Mais qu’est-ce qu’un destin? C’est ce que l’histoire produit au- delà d’elle-même : c’est ce qui l’engage vers un passé dont elle ne se souvient plus et vers un futur qu’elle ne connaît pas encore. La photographie de Mérillon, certes, se réfère à un événement spéci- fique, elle doit donc se penser à partir des remous de l’histoire qu’elle documente fragmentairement (puisqu’elle ne documente qu’une très courte durée de l’événement, son quinzième ou trentième de seconde). La sculpture de Convert, quant à elle, offre à cette image un devenir-œuvre qui lui confère une densité, une matérialité, une monumentalité, un relief supplémentaires — ce relief fût-il en négatif, cette matière fût-elle de cire et cette densité fût-elle trou et décoloration. L’œuvre de Convert et l’image de Mérillon appartiennent sans aucun doute à des lieux différents de la culture, elles n’en existent pas moins selon une époque commune, et c’est cette époque qu’il faudra d’abord interroger à travers les deux régions apparemment fort éloignées que forment les œuvres de l’art et les images journalistiques de la guerre.

Il sera donc nécessaire — et je ne fais là que redire le credo élémentaire de tout historien qui se respecte — de situer cette image de presse et cette œuvre d’art dans leurs contextes respectifs : l’histoire des conflits balkaniques où les événements de Nagafc prennent leur source, l’histoire du photojournalisme de guerre dont Georges Mérillon est un acteur, l’histoire de l’art contemporain à laquelle appartient l’œuvre de Pascal Convert. Mais cela — le temps de l’histoire — ne nous renseigne que sur un aspect seulement des choses. Il entre justement dans le pouvoir des images de montrer ce que l’histoire produit au-delà d’elle-même. Gilles Deleuze l’a dit à sa — belle — façon : « Il me semble évident que l’image n’est pas au présent. [...] L’image même, c’est un ensemble de rapports de temps dont le présent ne fait que découler, soit comme commun multiple, soit comme plus petit diviseur. Les rapports de temps ne sont jamais vus dans la perception ordinaire, mais ils le sont dans l’image, dès qu’elle est créatrice. Elle rend sensibles, visibles, les rapports de temps irréductibles au présent18.»
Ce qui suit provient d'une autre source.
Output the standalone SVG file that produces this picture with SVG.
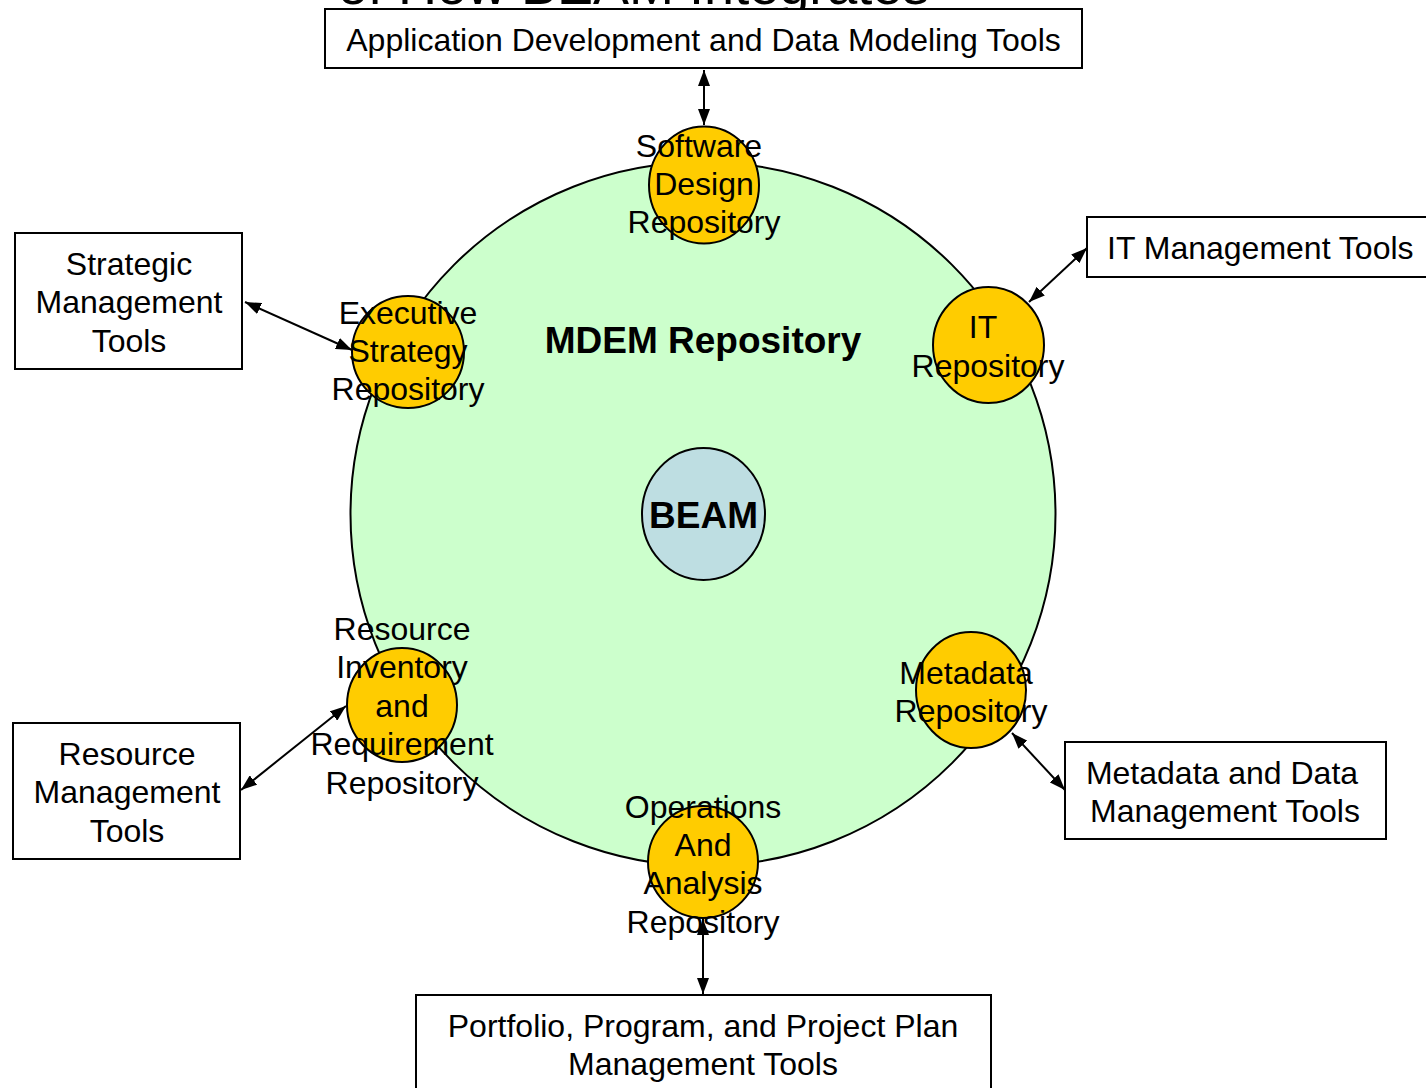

Ces rapports de temps irréductibles au présent — irréductibles, par conséquent, à l’illusion d’une coïncidence parfaite entre le temps de l’image et celui de l’événement, voire de l’époque, d’où elle tire son existence même — n’apparaissent qu’au terme d’une interprétation, c’est-à-dire de ce que Freud a nommé une «construction dans l’analyse19 » : construction de sens involuée dans l’analyse de son matériau, et qui elle-même ne prend sens qu’à travers une construction de la durée. Il s’agit bien de mettre l’histoire «en face de sa destinée» : de la confronter au passé qui l’engage mais dont elle ne souvient plus, ainsi qu’au futur où elle s’engage mais dont elle ne sait encore rien. Il s’agit de construire l’historicité selon la mémoire et selon le désir qui la portent inconsciemment. Or l’art de cette construction — de cette connaissance — passe par une certaine pensée et par une certaine pratique du montage. C’est ce qu’Aby Warburg a entrepris pour son compte, dans les dernières années de sa vie, au titre d’un atlas d’images qu’il n’a justement pas intitulé Clio, mais bien Mnémosyne.